Les derniers événements montrent que le Mali n’a pas seulement mal à sa gouvernance politique et économique. Il a surtout mal à son armée.

La situation actuelle est loin d’être réjouissante pour le nouveau pouvoir malien. Au moment où, croyant à une accalmie durable, les bailleurs de fonds se préparent à investir de nouveau au Mali, assurément cela tombe très mal. Selon toute vraisemblance, l’ex-président par intérim, Dioncounda Traoré, n’a pas bien fait de promouvoir le capitaine Sanogo. Quel marchandage a-t-il donc pu conduire les deux hommes d’Etat à prendre de telles initiatives ? Les derniers événements montrent que le Mali n’a pas seulement mal à sa gouvernance politique et économique. Il a surtout mal à son armée. Et IBK, mêlé ou pas, de près ou de loin à la promotion du capitaine-général Sanogo, paie en ce moment la première addition d’une compromission avec l’armée. Ou du moins, avec des militaires auxquels, à tort ou à raison, une partie de l’opinion attribue l’avènement d’un civil au pouvoir, soit 45 ans après l’éviction par l’armée en 1968, du père de l’indépendance du Mali, feu le président Modibo Kéita.

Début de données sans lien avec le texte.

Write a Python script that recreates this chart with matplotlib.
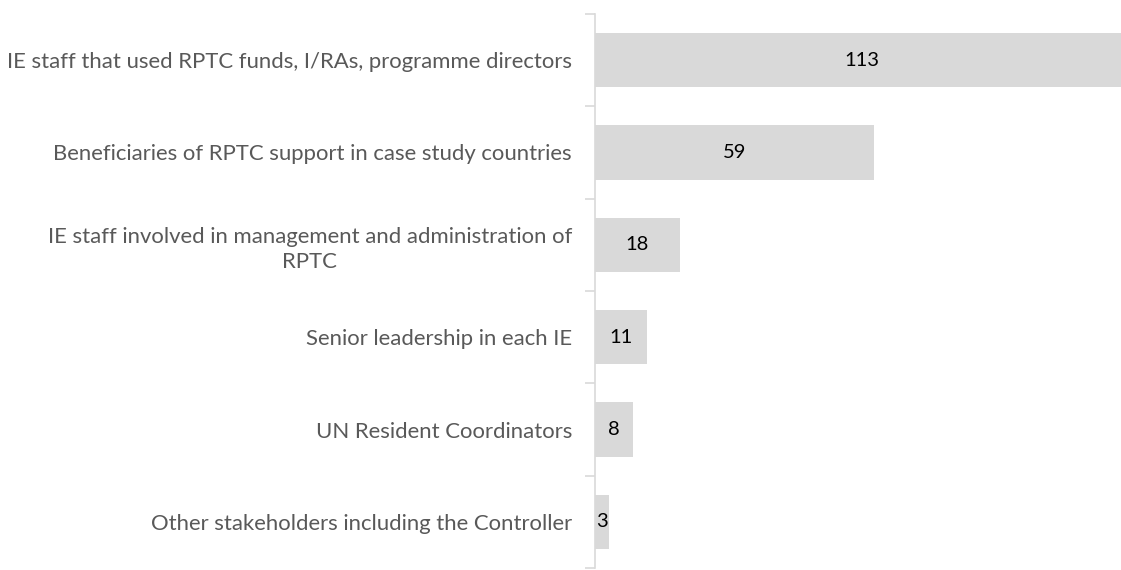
import matplotlib
matplotlib.use("Agg")
import matplotlib.pyplot as plt

categories = [
    "IE staff that used RPTC funds, I/RAs, programme directors",
    "Beneficiaries of RPTC support in case study countries",
    "IE staff involved in management and administration of\nRPTC",
    "Senior leadership in each IE",
    "UN Resident Coordinators",
    "Other stakeholders including the Controller",
]
counts = [113, 59, 18, 11, 8, 3]

plt.rcParams['font.family'] = ['Lato', 'DejaVu Sans']

fig = plt.figure(figsize=(11.21, 5.70), dpi=100)
ax = fig.add_axes([595 / 1121, 2 / 570, 1 - 595 / 1121, 554 / 570])

pos = list(range(len(categories)))
ax.barh(pos, counts, height=0.585, color="#d9d9d9")
for p, v in zip(pos, counts):
    ax.text(v / 2, p, str(v), ha="center", va="center", fontsize=14.5, color="black")

# the longest bar runs off the right edge in the original
ax.set_ylim(len(categories) - 0.5, -0.5)
ax.set_xlim(0, 111.4)
ax.set_yticks(pos)
ax.set_yticklabels(categories, fontsize=15.9, color="#595959",
                   multialignment="center", linespacing=1.35)
ax.tick_params(axis="y", length=0, pad=16.5)
ax.set_yticks([i - 0.5 for i in range(len(categories) + 1)], minor=True)
ax.tick_params(axis="y", which="minor", length=7, color="#d9d9d9", width=1.2)
ax.set_xticks([])
for s in ["top", "right", "bottom"]:
    ax.spines[s].set_visible(False)
ax.spines["left"].set_color("#d9d9d9")
ax.spines["left"].set_linewidth(1.2)

fig.savefig("out.png", dpi=100)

Si tant est qu’une collusion existe entre IBK et Sanogo, que le premier doit sa victoire à l’armée, ne lui sera-t-il pas difficile d’avoir la confiance du Nord-Mali ? Autrement dit, le retour de la tension entre forces rebelles du Nord et armée malienne, ne trouverait-il pas sa source dans cette coalition d’intérêts insolites ? Certes, le nouveau chef de l’Etat malien a beaucoup d’impératifs, entre autres, la réorganisation de l’appareil d’Etat, le redéploiement du personnel, la redynamisation des services publics, la rentrée scolaire et universitaire, la réforme de l’armée, etc. Mais, faut-il pour autant oublier que le challenger battu, Soumaïla Cissé, vient du Nord, et qu’il y aura toujours péril en la demeure, tant que les populations du Nord se sentiront délaissées ? Il faut vite réformer l’armée, et faire en sorte de ne pas démotiver les soldats. Mais, la question de l’armée ne doit pas prendre le dessus sur l’absence d’autonomie et les problèmes de développement, qui ont longtemps aidé à fragiliser le Nord. Plus que tout, le devoir patriotique doit l’emporter sur l’ego, et les ambitions égoïstes. S’il n’a eu ni le titre ni les avantages d’un ancien chef d’Etat, le général Sanogo passe sans doute pour un libérateur aux yeux de certains de ses compatriotes. Probable même, qu’il n’a rien perdu de sa superbe. Mais, les mutineries de Kati montrent jusqu’à quel point les galons acquis sont à l’origine du malheur qui frappe l’armée, et pourrait condamner le pays tout entier. La page est tournée, et le jeune officier et ses compagnons, qu’on a fait l’erreur de n’avoir pas envoyés à la retraite, gagneraient à se faire oublier. Le Mali nouveau a besoin non pas d’intrigues, de bruits de bottes, de coups de fusils et d’attentats. Il a besoin que dans la paix et la fraternité vite retrouvées, ses citoyens se consacrent aux tâches de développement, en harmonie avec les autres peuples, singulièrement les voisins.